China’s recovery from the coronavirus outbreak may hold investable lessons for the rest of the globe, according to fund managers who are closely watching – and have begun cautiously buying – in the world’s second-biggest economy.
With the worst of the outbreak yet to come in many countries, including the United States, new infections appear to be trailing off in China and businesses are gradually getting back to work.
Money managers are studying everything from subway patronage to noodle consumption – to understand the society and economy that is emerging from lockdown, as both a portent of what may be to come in the West and as a proving ground for new trades.
“What happens in China is incredibly important to how global markets react over the next few months, both in terms of the progress of the virus and how quickly the economy is bouncing back,” said Sydney-based fund manager Geoff Wilson, who runs US$2-billion in assets.
After observing that even as lockdowns lift in China, people are staying in and going online for entertainment, his fund has raised its stake in Chinese internet juggernaut Tencent Holdings Ltd. and increased exposure to similar stocks elsewhere.
Tencent shares have rallied nearly 17 per cent from a three-month low touched two weeks ago.
Some see opportunities in construction or commodities, while others are staying on the sidelines.
“Everything is up in the air,” said Chi Lo, Greater China economist at BNP Paribas Asset Management in Hong Kong. “From the usual industrial output to high-frequency data, to even travel by train or air traffic, we have to look at it now just to make sure we are kept abreast of what’s happening.”
FROM CHINA WITH HOPE
The virus itself is the main focus, with palpable fear of a second wave of infections, as occurred in the 1918 Spanish flu pandemic, stymieing the recovery at home and abroad.

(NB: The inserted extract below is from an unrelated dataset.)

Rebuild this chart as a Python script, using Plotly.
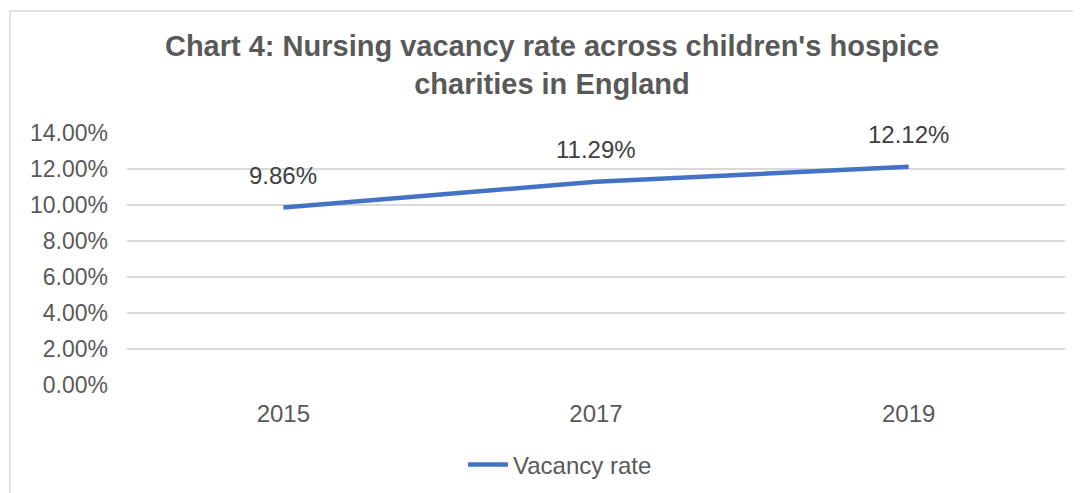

China now accounts for less than a 10th of worldwide coronavirus infections, 7 per cent of deaths and barely any of the new daily cases. Yet the reintroduction of some restrictions on movement this week underscores the fragility of that position. Companies and consumers remain on edge.
There are also worries about the impact of a global demand shock on China’s exporters, even if factory activity unexpectedly expanded last month, albeit marginally, after a collapse in February.
Which is why most investors are seeking out longer-term bets and seem to be relying more on their own contacts and intuition to assess the strength of the recovery.
“We’ve spoken to Tencent, we’ve spoken to [fast-food company] Yum China, we’ve spoken to a Taiwanese consumer company that sells noodles in China,” said Andrew Gillan, head of Asia ex-Japan equities at Janus Henderson. “We understand what’s happening on the ground … people are returning to work.”
He has increased exposure to China in the US$3-billion in funds he manages, and, while he cautioned against drawing too many parallels, said the trend of rising internet use that had buoyed holdings in Tencent and Alibaba Group Holding Ltd. would probably travel.
Tencent is an online conglomerate comprising online gaming, e-commerce and social-media arms, while Alibaba is primarily an online retailer. U.S. firms such as Facebook Inc., Apple Inc. and Alphabet Inc.'s Google are likely beneficiaries of the same trends, Gillan said.
Catriona Burns, global portfolio manager at Geoff Wilson’s Sydney fund, raised bets on Tencent, online retailer Amazon.com Inc. and gaming firm Activision Blizzard Inc for similar reasons.
“The feedback from China … is that people are going back to work, but they’re not necessarily going out on the town. So they’re staying home and they need entertainment – gaming should be a key beneficiary of that trend,” she said.
“That confirmed a thesis we were thinking about anyway, that we might see some permanent changes in behaviour.”
Price movements have put such bets in the black, but cash flow data paint a more complex and cautious picture.
Alibaba is up about 10 per cent from lows a few weeks ago, while Amazon and Activision have seen similar rallies.
Some US$7-billion in funds flowed in to Chinese equities through the second half of March, according to EPFR Global, the biggest two-week surge in five years.
Yet that came with exchange data showing record outflows for the month as a whole, and with analysts ringing alarm bells that China’s economy likely shrank in the first quarter for the first time in 30 years.
Bank of America on Thursday cut its full-year growth forecast for China from 1.5 per cent to 1.2 per cent – compared with 6.1 per cent for 2019 – forecasting a deeper and longer slump in global demand.
“You can say China is operating back to normal but it doesn’t operate in self-isolation,” said Kunjal Gala co-portfolio manager, Federated Hermes, who has added a little to positions in China and South Korea, but cautiously.
“Both of these countries are not safe, as both have bet on exports, and with the U.S. and Europe slowing down because of this lockdown, demand is going to be fairly subdued.”